Ils sont donc bien différents, sont-ils pour autant plus performants ?

Ces nouveaux entrepreneurs créent des entreprises par essence digitales et qui n’ont donc pas nécessité de se transformer pour s’adapter au nouvel environnement numérique. Dans un précédent post, nous présentions les deux voies de la transformation digitale : 1) création de valeur sur les produits et services et 2) performance des activités et du management.
La génération Y a bien évidemment une avance considérable sur la deuxième voie et sans doute peu sur la première. Leur manière de travailler est naturellement digitale. Dans nos espaces de coworking ou dans nos incubateurs, nous savons qu’il est inutile de prévoir des bureaux ou des ordinateurs.

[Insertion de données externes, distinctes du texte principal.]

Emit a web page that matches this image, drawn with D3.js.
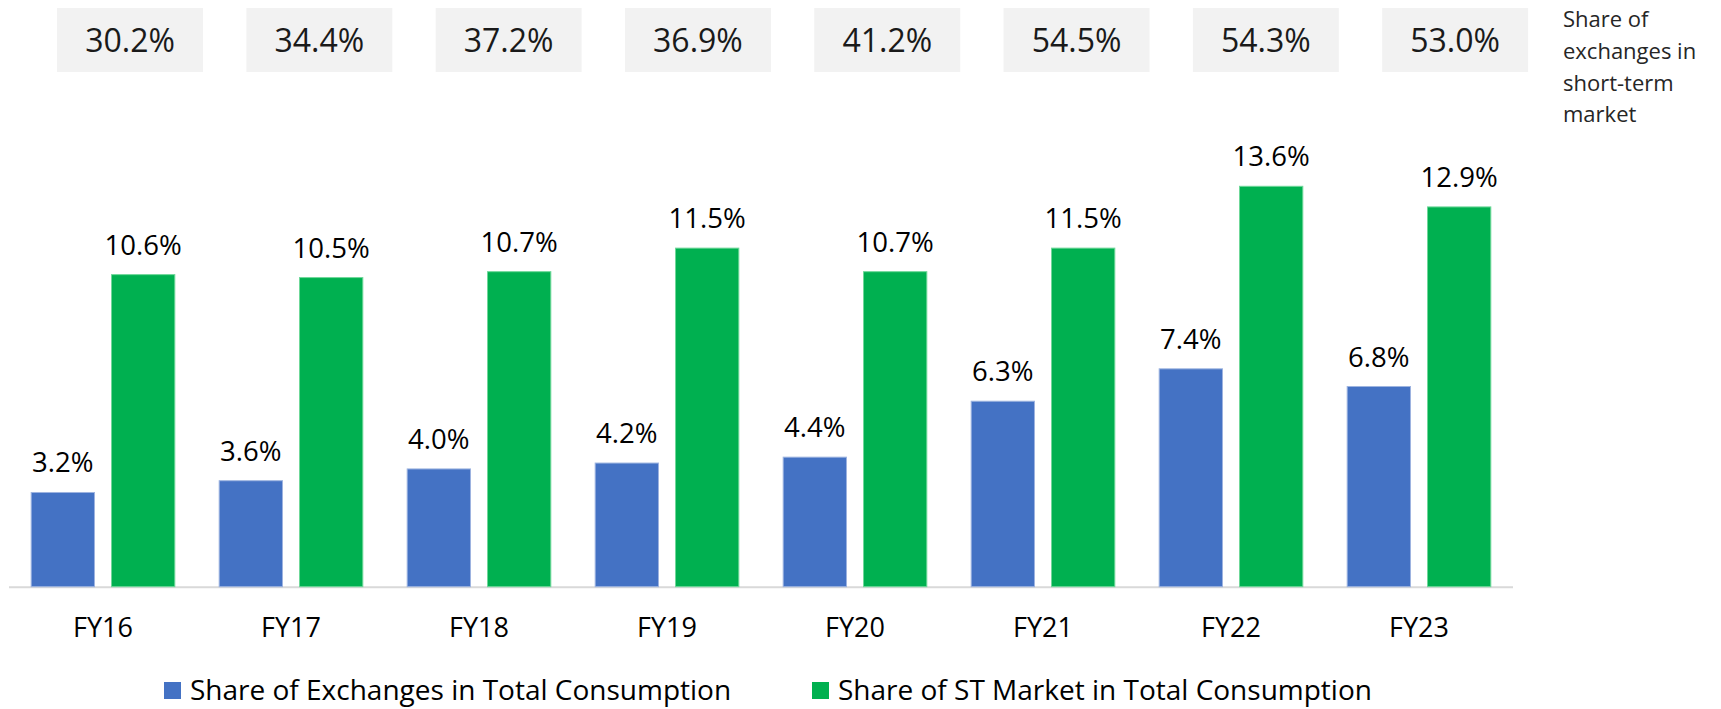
<!DOCTYPE html>
<html>
<head>
<meta charset="utf-8">
<script src="https://cdn.jsdelivr.net/npm/d3@7"></script>
<style>
  body { margin: 0; background: #fff; }
  text { font-family: "Open Sans", sans-serif; }
</style>
</head>
<body>
<svg width="1721" height="709"></svg>
<script>
// data
var categories = ["FY16", "FY17", "FY18", "FY19", "FY20", "FY21", "FY22", "FY23"];
var exchangeShare = [3.2, 3.6, 4.0, 4.2, 4.4, 6.3, 7.4, 6.8];
var stMarketShare = [10.6, 10.5, 10.7, 11.5, 10.7, 11.5, 13.6, 12.9];
var exchangeInST = [30.2, 34.4, 37.2, 36.9, 41.2, 54.5, 54.3, 53.0];
var seriesNames = ["Share of Exchanges in Total Consumption", "Share of ST Market in Total Consumption"];
var seriesColors = ["#4472c4", "#00b050"];
var seriesStrokes = ["#9db4e0", "#6fd89a"];

var svg = d3.select("svg");

var x0 = d3.scaleBand()
  .domain(categories)
  .range([9, 1513])
  .paddingInner(0.236)
  .paddingOuter(0.118);

var x1 = d3.scaleBand()
  .domain([0, 1])
  .range([0, x0.bandwidth()])
  .paddingInner(0.212);

var y = d3.scaleLinear()
  .domain([0, 13.6])
  .range([586.7, 186.3]);

// boxes on top use their own band
var xb = d3.scaleBand()
  .domain(categories)
  .range([35.4, 1549.8])
  .paddingInner(0.229)
  .paddingOuter(0.1145);

var rows = categories.map(function(c, i) {
  return { cat: c, values: [exchangeShare[i], stMarketShare[i]], top: exchangeInST[i] };
});

// axis line
svg.append("line")
  .attr("x1", x0.range()[0])
  .attr("x2", x0.range()[1])
  .attr("y1", y(0) + 0.5)
  .attr("y2", y(0) + 0.5)
  .attr("stroke", "#d9d9d9")
  .attr("stroke-width", 2);

var groups = svg.selectAll("g.grp")
  .data(rows)
  .enter()
  .append("g")
  .attr("class", "grp")
  .attr("transform", function(d) { return "translate(" + x0(d.cat) + ",0)"; });

groups.selectAll("rect")
  .data(function(d) { return d.values.map(function(v, k) { return { k: k, v: v }; }); })
  .enter()
  .append("rect")
  .attr("x", function(d) { return x1(d.k); })
  .attr("width", x1.bandwidth())
  .attr("y", function(d) { return y(d.v); })
  .attr("height", function(d) { return y(0) - y(d.v); })
  .attr("fill", function(d) { return seriesColors[d.k]; })
  .attr("stroke", function(d) { return seriesStrokes[d.k]; })
  .attr("stroke-width", 1);

groups.selectAll("text.val")
  .data(function(d) { return d.values.map(function(v, k) { return { k: k, v: v }; }); })
  .enter()
  .append("text")
  .attr("class", "val")
  .attr("x", function(d) { return x1(d.k) + x1.bandwidth() / 2; })
  .attr("y", function(d) { return y(d.v) - 20; })
  .attr("text-anchor", "middle")
  .attr("font-size", 27.5)
  .attr("fill", "#000")
  .text(function(d) { return d.v.toFixed(1) + "%"; });

// category labels
svg.selectAll("text.cat")
  .data(categories)
  .enter()
  .append("text")
  .attr("class", "cat")
  .attr("x", function(d) { return x0(d) + x0.bandwidth() / 2; })
  .attr("y", 637)
  .attr("text-anchor", "middle")
  .attr("font-size", 27)
  .attr("fill", "#000")
  .text(function(d) { return d; });

// top grey boxes
var boxes = svg.selectAll("g.box")
  .data(rows)
  .enter()
  .append("g")
  .attr("class", "box");

boxes.append("rect")
  .attr("x", function(d) { return xb(d.cat); })
  .attr("y", 8)
  .attr("width", xb.bandwidth())
  .attr("height", 64)
  .attr("fill", "#f2f2f2");

boxes.append("text")
  .attr("x", function(d) { return xb(d.cat) + xb.bandwidth() / 2; })
  .attr("y", 52)
  .attr("text-anchor", "middle")
  .attr("font-size", 32)
  .attr("fill", "#1a1a1a")
  .text(function(d) { return d.top.toFixed(1) + "%"; });

// side note
var note = svg.append("text")
  .attr("x", 1563)
  .attr("y", 27)
  .attr("font-size", 22)
  .attr("fill", "#262626");
["Share of", "exchanges in", "short-term", "market"].forEach(function(t, i) {
  note.append("tspan").attr("x", 1563).attr("dy", i ? 31.8 : 0).text(t);
});

// legend
var legendX = [164, 812];
var legend = svg.selectAll("g.leg")
  .data(seriesNames)
  .enter()
  .append("g")
  .attr("class", "leg")
  .attr("transform", function(d, i) { return "translate(" + legendX[i] + ",682)"; });

legend.append("rect")
  .attr("width", 17)
  .attr("height", 17)
  .attr("fill", function(d, i) { return seriesColors[i]; });

legend.append("text")
  .attr("x", 26)
  .attr("y", 18)
  .attr("font-size", 28)
  .attr("fill", "#000")
  .text(function(d) { return d; });
</script>
</body>
</html>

Ils ne travaillent qu’avec leurs propres outils dans des espaces ouverts. Le réseau social avec son chat ou une plateforme collaborative est leur mode de coordination en lieu et place du mail chronophage. Ils savent travailler à distance, à plusieurs et de manière très efficace. Le management digital c’est pour eux le management tout court.
C’est cette avance culturelle qui peut les rendre plus performants. C’est pour cela, je pense, que le groupe Accor a imaginé une solution originale en créant un Comex bis composé exclusivement de personnes de moins de 30 ans.

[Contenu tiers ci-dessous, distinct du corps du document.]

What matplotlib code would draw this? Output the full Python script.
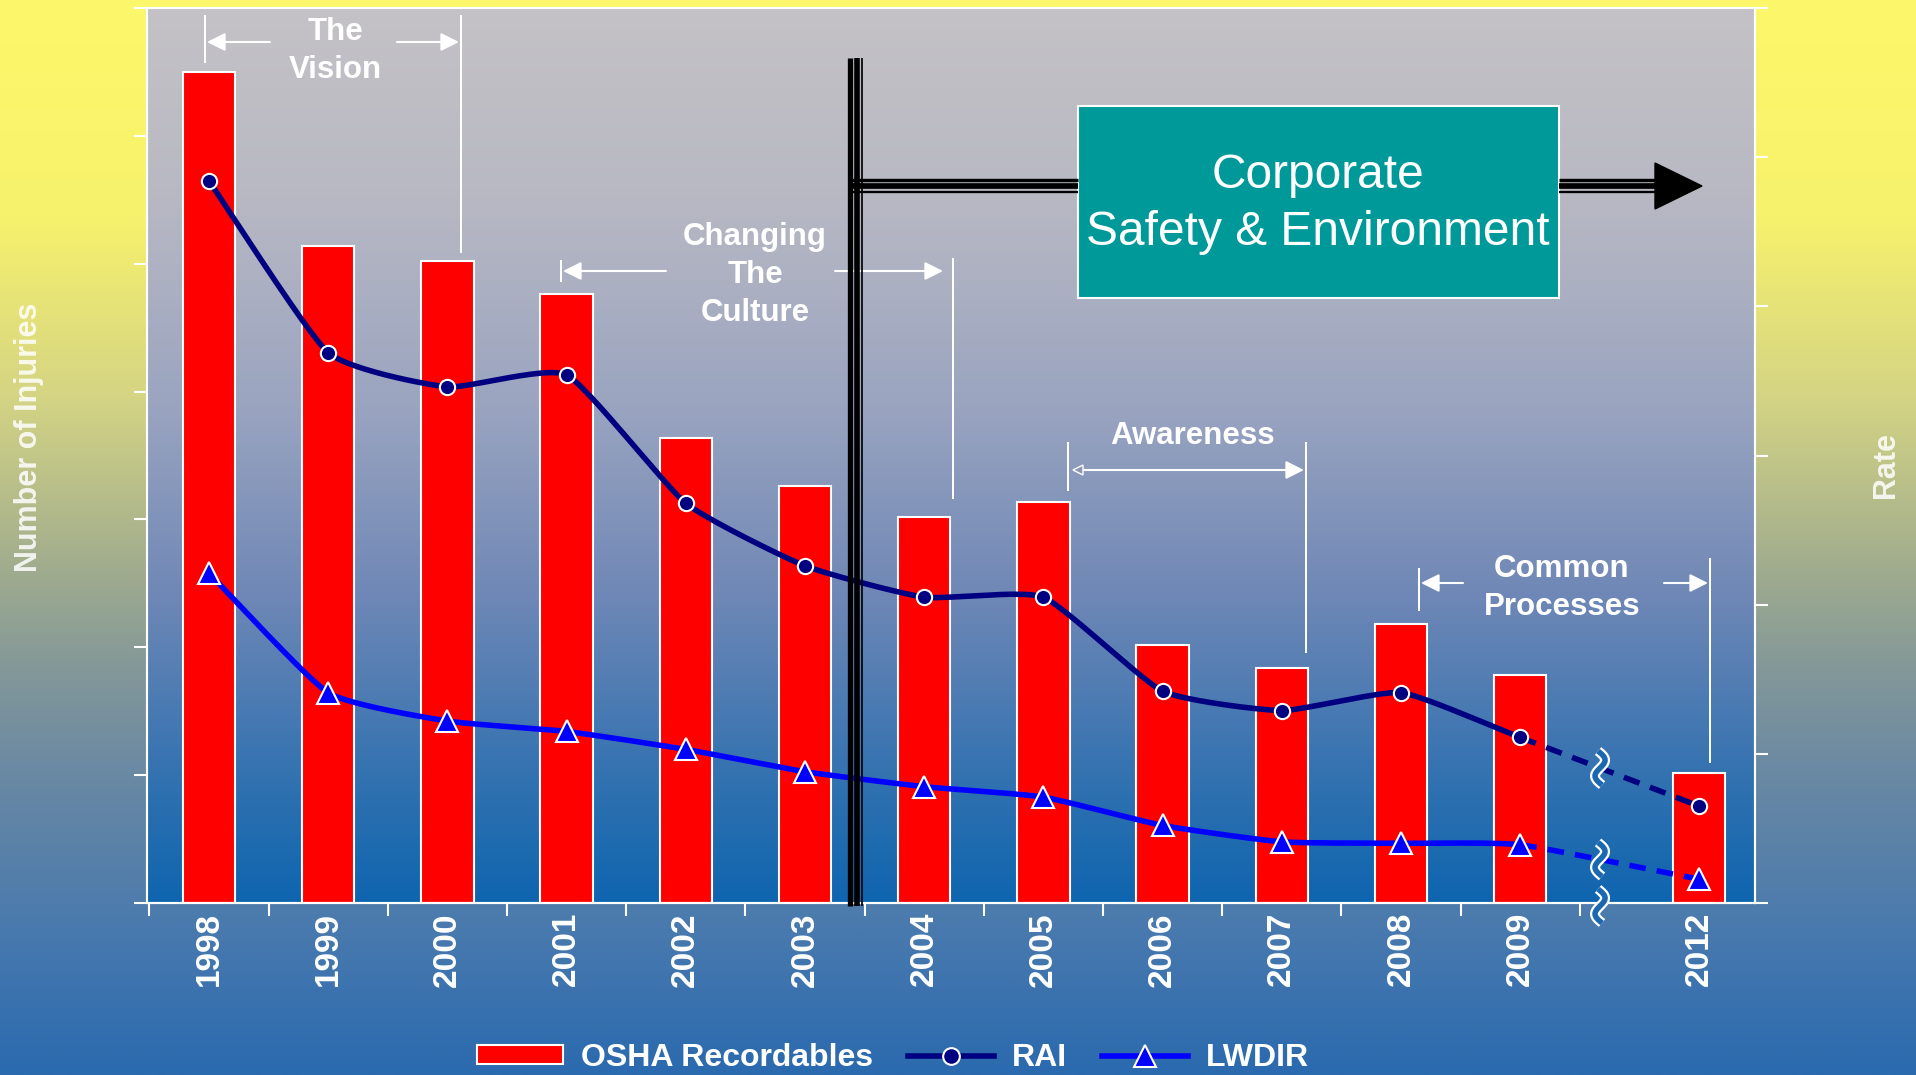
import numpy as np
import matplotlib
matplotlib.use('Agg')
import matplotlib.pyplot as plt
from matplotlib.lines import Line2D
from matplotlib.patches import Rectangle, Polygon, FancyArrowPatch, Patch

plt.rcParams['font.family'] = 'Liberation Sans'

years = ['1998', '1999', '2000', '2001', '2002', '2003', '2004',
         '2005', '2006', '2007', '2008', '2009', '2012']
osha = [325, 257, 251, 238, 182, 163, 151, 157, 101, 92, 109, 89, 51]
rai = [4.84, 3.69, 3.46, 3.54, 2.68, 2.26, 2.05, 2.05, 1.42, 1.29, 1.41, 1.11, 0.65]
lwdir = [2.21, 1.41, 1.22, 1.15, 1.03, 0.88, 0.78, 0.71, 0.52, 0.41, 0.40, 0.39, 0.16]

W, H = 1916, 1075
RED, NAVY, BLUE = '#ff0000', '#000080', '#0000ff'


def fx(x):
    return x / W


def fy(y):
    return 1 - y / H


def gradient(stops, n=512):
    t = np.linspace(0, 1, n)
    s = np.array([p[0] for p in stops])
    cols = np.array([p[1] for p in stops]) / 255.0
    img = np.stack([np.interp(t, s, cols[:, k]) for k in range(3)], axis=-1)
    return img[:, None, :]


def smooth(x, y, k=0.5, n=30):
    # cardinal spline through the points, tighter than catmull-rom
    pts = np.column_stack([x, y])
    P = np.vstack([2 * pts[0] - pts[1], pts, 2 * pts[-1] - pts[-2]])
    t = np.linspace(0, 1, n)[:, None]
    h00, h10 = 2 * t ** 3 - 3 * t ** 2 + 1, t ** 3 - 2 * t ** 2 + t
    h01, h11 = -2 * t ** 3 + 3 * t ** 2, t ** 3 - t ** 2
    out = []
    for i in range(1, len(P) - 2):
        p0, p1, p2, p3 = P[i - 1], P[i], P[i + 1], P[i + 2]
        m1, m2 = k * (p2 - p0) / 2, k * (p3 - p1) / 2
        seg = h00 * p1 + h10 * m1 + h01 * p2 + h11 * m2
        out.append(seg if i == 1 else seg[1:])
    return np.vstack(out)


def pline(xs, ys, color='white', lw=2, **kw):
    fig.add_artist(Line2D([fx(v) for v in xs], [fy(v) for v in ys], transform=fig.transFigure,
                          color=color, lw=lw * 0.72, solid_capstyle='butt', **kw))


def arrow(x0, y, x1):
    fig.add_artist(FancyArrowPatch((fx(x0), fy(y)), (fx(x1), fy(y)), transform=fig.transFigure,
                                   arrowstyle='-|>,head_length=0.5,head_width=0.25',
                                   mutation_scale=22, color='white', lw=1.5,
                                   shrinkA=0, shrinkB=0))


fig = plt.figure(figsize=(W / 100, H / 100), dpi=100)

# page background
bg = fig.add_axes([0, 0, 1, 1], zorder=-1)
bg.imshow(gradient([(0.0, (253, 247, 106)), (0.2, (247, 242, 108)), (0.37, (212, 212, 132)),
                    (0.53, (160, 172, 142)), (0.62, (132, 152, 152)), (0.71, (108, 138, 162)),
                    (0.86, (74, 122, 174)), (1.0, (42, 106, 174))]),
          aspect='auto', extent=[0, 1, 0, 1])
bg.axis('off')

rect = [fx(147), fy(903), (1755 - 147) / W, (903 - 8) / H]
pa = fig.add_axes(rect, zorder=-0.5)
pa.imshow(gradient([(0.0, (196, 194, 198)), (0.2, (185, 185, 195)), (0.44, (155, 165, 192)),
                    (0.66, (110, 135, 182)), (0.88, (45, 112, 176)), (1.0, (14, 101, 175))]),
          aspect='auto', extent=[0, 1, 0, 1])
pa.axis('off')

ax = fig.add_axes(rect)
ax.patch.set_visible(False)
ax2 = ax.twinx()

pos = np.arange(len(years), dtype=float)
pos[-1] += 0.5  # gap for the axis break before 2012

ax.bar(pos, osha, width=0.44, color=RED, edgecolor='white', linewidth=1.5, zorder=2)

for vals, col, mk, ms in [(rai, NAVY, 'o', 11), (lwdir, BLUE, '^', 16)]:
    c = smooth(pos, vals)
    solid = c[:, 0] <= pos[-2] + 1e-9
    dash = c[:, 0] >= pos[-2] - 1e-9
    ax2.plot(c[solid, 0], c[solid, 1], color=col, lw=4, solid_capstyle='round', zorder=3)
    ax2.plot(c[dash, 0], c[dash, 1], color=col, lw=4, ls=(0, (3, 2)), zorder=3)
    ax2.plot(pos, vals, ls='none', marker=mk, ms=ms, mfc=col, mec='white', mew=1.5, zorder=4)

ax.set_xlim(-0.52, 12.97)
ax.set_ylim(0, 350)
ax2.set_ylim(0, 6)
ax.set_xticks(pos)
ax.set_xticklabels(years, rotation=90, fontsize=24, fontweight='bold', color='white')
ax.set_xticks(np.arange(-0.5, 12, 1), minor=True)
ax.tick_params(axis='x', which='major', length=0, pad=6.5)
ax.tick_params(axis='x', which='minor', length=9.4, width=1.5, color='white')
ax.set_yticks(np.arange(0, 351, 50))
ax.tick_params(axis='y', length=9.4, width=1.5, color='white', labelleft=False)
ax2.set_yticks(range(7))
ax2.tick_params(axis='y', length=9.4, width=1.5, color='white', labelright=False)
for a in (ax, ax2):
    for sp in a.spines.values():
        sp.set_color('white')
        sp.set_linewidth(1.5)

# axis break marks
fig.canvas.draw()


def wave(xc, yc):
    t = np.linspace(0, 1, 40)
    ys = yc - 17 + 34 * t
    xs = xc + 6 * np.sin(2 * np.pi * t) + 4 * (t - 0.5)
    pline(xs, ys, color='white', lw=10, zorder=5)
    pline(xs, ys, color='#1a68b0', lw=5.5, zorder=5)


xb = pos[-2] + 0.67
for vals in (rai, lwdir):
    c = smooth(pos, vals)
    yb = np.interp(xb, c[:, 0], c[:, 1])
    d = ax2.transData.transform((xb, yb))
    wave(d[0], H - d[1])
d = ax2.transData.transform((xb, 0))
wave(d[0], H - d[1] + 3)

# phase separator and corporate arrow
for xc, w in [(849.7, 5.3), (856.5, 5.6), (862.1, 1.7)]:
    pline([xc, xc], [58, 906], color='black', lw=w)
for yc, w in [(180, 3.4), (186.2, 5.7), (192.1, 2.3)]:
    pline([850, 1078], [yc, yc], color='black', lw=w)
    pline([1559, 1657], [yc, yc], color='black', lw=w)
fig.add_artist(Polygon([(fx(1655), fy(163)), (fx(1702), fy(186)), (fx(1655), fy(209))],
                       closed=True, transform=fig.transFigure, color='black'))
fig.add_artist(Rectangle((fx(1078), fy(298)), (1559 - 1078) / W, (298 - 106) / H,
                         transform=fig.transFigure, facecolor='#009999',
                         edgecolor='white', lw=1.5))
fig.text(fx(1318), fy(204), 'Corporate\nSafety & Environment', ha='center', va='center',
         fontsize=34.5, color='white', linespacing=1.32)

# phase brackets
bold = dict(ha='center', va='center', fontsize=22.5, fontweight='bold', color='white',
            linespacing=1.36)
fig.text(fx(335), fy(51), 'The\nVision', **bold)
pline([205, 205], [15, 63])
pline([461, 461], [15, 253])
arrow(270, 42, 207)
arrow(397, 42, 459)

fig.text(fx(755), fy(275), 'Changing\nThe\nCulture', **bold)
pline([561, 561], [260, 282])
pline([953, 953], [258, 499])
arrow(666, 271, 563)
arrow(835, 271, 943)

fig.text(fx(1193), fy(436), 'Awareness', **bold)
pline([1068, 1068], [442, 491])
pline([1306, 1306], [442, 653])
arrow(1082, 470, 1304)
fig.add_artist(Polygon([(fx(1073), fy(470)), (fx(1083), fy(465)), (fx(1083), fy(475))],
                       closed=True, transform=fig.transFigure, facecolor='#8a96b4',
                       edgecolor='white', lw=1))

fig.text(fx(1562), fy(588), 'Common\nProcesses', **bold)
pline([1419, 1419], [568, 611])
pline([1710, 1710], [558, 763])
arrow(1463, 583, 1421)
arrow(1664, 583, 1708)

# axis titles
fig.text(fx(29), fy(437), 'Number of Injuries', rotation=90, ha='center', va='center',
         fontsize=22, fontweight='bold', color='white', alpha=0.85)
fig.text(fx(1886), fy(465), 'Rate', rotation=90, ha='center', va='center',
         fontsize=22, fontweight='bold', color='white', alpha=0.85)

handles = [Patch(facecolor=RED, edgecolor='white', lw=1.5),
           Line2D([], [], color=NAVY, lw=4, marker='o', ms=12, mfc=NAVY, mec='white', mew=1.5),
           Line2D([], [], color=BLUE, lw=4, marker='^', ms=16, mfc=BLUE, mec='white', mew=1.5)]
fig.legend(handles, ['OSHA Recordables', 'RAI', 'LWDIR'], loc='center',
           bbox_to_anchor=(fx(893), fy(1058)), ncol=3, frameon=False,
           prop={'weight': 'bold', 'size': 23}, labelcolor='white',
           handlelength=2.7, handleheight=0.55, handletextpad=0.55,
           columnspacing=1.1, borderpad=0)

fig.savefig('out.png', dpi=100)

Donc oui, les entreprises portées par ces entrepreneurs Y ont une avance sur les nouveaux modes de management et de travail digital. En revanche, rien ne dit que leurs stratégies, leurs tactiques, leurs modes de développement et la définition de leurs produits ou services soient plus performants que ceux des entreprises dirigées par des « anciens » entrepreneurs.